Izik-Dzurko won with Brahms’ Second Piano Concerto, but here he opted for Beethoven’s Fourth – seen by many as the most challenging of the composer’s five piano concertos, and one which, while not being the showstopper the Emperor is, instead has a beguiling tenderness.
It’s andante is a lyrical masterpiece and the two outer movements call for real technical skill, particularly the exuberant final rondo.
Hugged within the semi-circle of a chamber orchestra-sized Phil, Izik-Dzurko found a good balance as he caressed the chords of the piano’s opening phrase and moved with ease through the increasingly intricate and speedy solo part which followed the orchestra’s extended ‘interruption’.
While the piano ‘speaks’ first, the concerto is a real collaboration between soloist and orchestra, and the Phil, lightly led by Hindoyan, were a sympathetic partner not only in the opening allegro but also in the softly conversational second movement which eased smoothly into a galloping finale.
Throughout it all, Izik-Dzurko proved a composed rather than showy presence at the keyboard.

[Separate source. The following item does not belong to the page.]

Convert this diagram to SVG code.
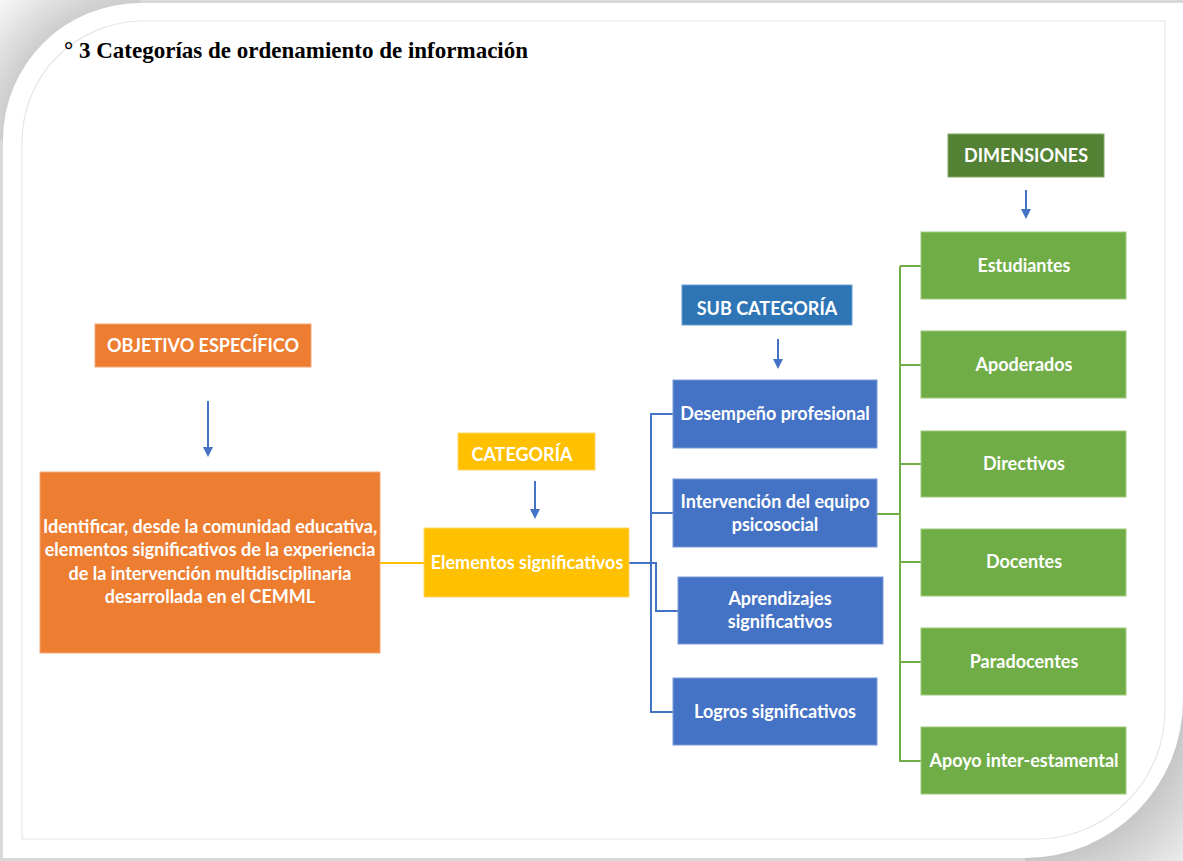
<svg xmlns="http://www.w3.org/2000/svg" width="1183" height="861" viewBox="0 0 1183 861">
<defs>
<style>
.t{font-family:Lato,"Liberation Sans",sans-serif;font-weight:bold;font-size:18px;fill:#ffffff;text-anchor:middle}
.title{font-family:"Liberation Serif","Times New Roman",serif;font-weight:bold;font-size:23px;fill:#000}
.or{fill:#ED7D31;stroke:#F4A878;stroke-width:1}
.ye{fill:#FFC000;stroke:#FFD666;stroke-width:1}
.bl{fill:#4472C4;stroke:#7A9BD6;stroke-width:1}
.bh{fill:#2E75B6;stroke:#6A9FD0;stroke-width:1}
.gr{fill:#70AD47;stroke:#9CC97F;stroke-width:1}
.gh{fill:#548235;stroke:#84A86C;stroke-width:1}
.cb{fill:none;stroke:#4472C4;stroke-width:2}
.cg{fill:none;stroke:#70AD47;stroke-width:2}
.cy{fill:none;stroke:#FFC000;stroke-width:2}
</style>
<marker id="ah" viewBox="0 0 10 10" refX="8" refY="5" markerWidth="5" markerHeight="5" orient="auto" markerUnits="strokeWidth">
<path d="M0,0 L10,5 L0,10 z" fill="#4472C4"/>
</marker>
<radialGradient id="sh" cx="140" cy="140" r="198" gradientUnits="userSpaceOnUse">
<stop offset="0.69" stop-color="#cdcdcd"/>
<stop offset="1" stop-color="#f8f8f8"/>
</radialGradient>
<radialGradient id="sh2" cx="1025" cy="700" r="230" gradientUnits="userSpaceOnUse">
<stop offset="0.68" stop-color="#c6c6c6"/>
<stop offset="1" stop-color="#eeeeee"/>
</radialGradient>
</defs>
<rect x="0" y="0" width="1183" height="861" fill="#d9d9d9"/>
<rect x="0" y="0" width="140" height="140" fill="url(#sh)"/>
<rect x="1025" y="700" width="158" height="161" fill="url(#sh2)"/>
<path d="M3,140 A137,137 0 0 1 140,3 L1183,3 L1183,700 A158,158 0 0 1 1025,858 L3,858 Z" fill="#ffffff"/>
<path d="M22,143 A121,121 0 0 1 143,21 L1165,21 L1165,710 A129,129 0 0 1 1036,839 L22,839 Z" fill="none" stroke="#e6e6e6" stroke-width="1.2"/>
<text class="title" x="64" y="58">° 3 Categorías de ordenamiento de información</text>
<g id="connectors">
<line class="cb" x1="208" y1="401" x2="208" y2="455" marker-end="url(#ah)"/>
<line class="cb" x1="535" y1="481" x2="535" y2="517" marker-end="url(#ah)"/>
<line class="cb" x1="778" y1="339" x2="778" y2="367" marker-end="url(#ah)"/>
<line class="cb" x1="1026" y1="190" x2="1026" y2="217" marker-end="url(#ah)"/>
<line class="cy" x1="380" y1="563" x2="424" y2="563"/>
<polyline class="cb" points="673,414 651,414 651,712 673,712"/>
<line class="cb" x1="651" y1="513" x2="673" y2="513"/>
<polyline class="cb" points="629,563 656,563 656,611 678,611"/>
<line class="cg" x1="877" y1="514" x2="900" y2="514"/>
<line class="cg" x1="900" y1="266" x2="900" y2="762"/>
<line class="cg" x1="900" y1="266" x2="921" y2="266"/>
<line class="cg" x1="900" y1="365" x2="921" y2="365"/>
<line class="cg" x1="900" y1="464" x2="921" y2="464"/>
<line class="cg" x1="900" y1="562" x2="921" y2="562"/>
<line class="cg" x1="900" y1="662" x2="921" y2="662"/>
<line class="cg" x1="899" y1="761" x2="921" y2="761"/>
</g>
<g id="objetivo-header"><rect class="or" x="95" y="324" width="216" height="43"/><text class="t" x="203" y="352">OBJETIVO ESPECÍFICO</text></g>
<g id="objetivo"><rect class="or" x="40" y="472" width="340" height="181"/>
<text class="t" x="210" y="533">Identificar, desde la comunidad  educativa,</text>
<text class="t" x="210" y="556">elementos significativos de la experiencia</text>
<text class="t" x="210" y="580">de la intervención multidisciplinaria</text>
<text class="t" x="210" y="603">desarrollada en el CEMML</text></g>
<g id="categoria-header"><rect class="ye" x="458" y="433" width="137" height="37"/><text class="t" x="522" y="461">CATEGORÍA</text></g>
<g id="categoria"><rect class="ye" x="424" y="528" width="205" height="69"/><text class="t" x="527" y="569">Elementos significativos</text></g>
<g id="subcategoria-header"><rect class="bh" x="682" y="285" width="170" height="40"/><text class="t" x="767" y="315">SUB CATEGORÍA</text></g>
<g id="sub-desempeno"><rect class="bl" x="673" y="380" width="204" height="68"/><text class="t" x="775" y="420">Desempeño profesional</text></g>
<g id="sub-intervencion"><rect class="bl" x="673" y="479" width="204" height="68"/><text class="t" x="775" y="508">Intervención del equipo</text><text class="t" x="775" y="531">psicosocial</text></g>
<g id="sub-aprendizajes"><rect class="bl" x="678" y="577" width="205" height="67"/><text class="t" x="780" y="605">Aprendizajes</text><text class="t" x="780" y="628">significativos</text></g>
<g id="sub-logros"><rect class="bl" x="673" y="678" width="204" height="67"/><text class="t" x="775" y="718">Logros significativos</text></g>
<g id="dimensiones-header"><rect class="gh" x="948" y="134" width="156" height="43"/><text class="t" x="1026" y="162">DIMENSIONES</text></g>
<g id="dim-estudiantes"><rect class="gr" x="921" y="232" width="205" height="67"/><text class="t" x="1024" y="272">Estudiantes</text></g>
<g id="dim-apoderados"><rect class="gr" x="921" y="331" width="205" height="67"/><text class="t" x="1024" y="371">Apoderados</text></g>
<g id="dim-directivos"><rect class="gr" x="921" y="431" width="205" height="66"/><text class="t" x="1024" y="470">Directivos</text></g>
<g id="dim-docentes"><rect class="gr" x="921" y="529" width="205" height="67"/><text class="t" x="1024" y="568">Docentes</text></g>
<g id="dim-paradocentes"><rect class="gr" x="921" y="628" width="205" height="67"/><text class="t" x="1024" y="668">Paradocentes</text></g>
<g id="dim-apoyo"><rect class="gr" x="921" y="727" width="205" height="67"/><text class="t" x="1024" y="767">Apoyo inter-estamental</text></g>
</svg>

Still only in his mid-20s, he’s an undoubted talent with particularly fine technique, although while he plays with feeling he’s yet perhaps to fully develop the deep emotional resonance which comes with experience and maturity.

Top: The stage was set for the Sunday afternoon concert at the Philharmonic Hall.
Last autumn, a couple of the Phil’s horn players took a trip over to Mainz to choose a set of four Wagner tubas for the orchestra from Gebr Alexander, famed for its brass instruments since the late 18th Century.
This concert was a first opportunity to try them out, with the quartet of tactile oval instruments (the love child of a French horn and a tuba) joining the wall of brass in what was a punchy, powerhouse performance of Bruckner’s Ninth Symphony.
The composer toiled over the work during the last few years of his life, dying before the final movement was completed. Even in its three movement form – the version chosen by Bruckner fan Hindoyan for this afternoon concert - it comes in at a weighty hour.
There was storm und drang of Biblical, Old Testament, proportions in the opening movement as it cycled through its developmental phases, neatly juxtaposed with a luminous and lyrical second (singing) theme introduced through the violins. No post-lunch snoozes likely on this Sunday afternoon!
The machinal scherzo second movement had a real sense of drive and motion, see-sawing between sweet and infernal - albeit in somewhat repetitive fashion, which leaves the middle of the movement feeling slightly becalmed, while the shiny new baritone-voiced Wagner tubas finally made their appearance in a radiant third.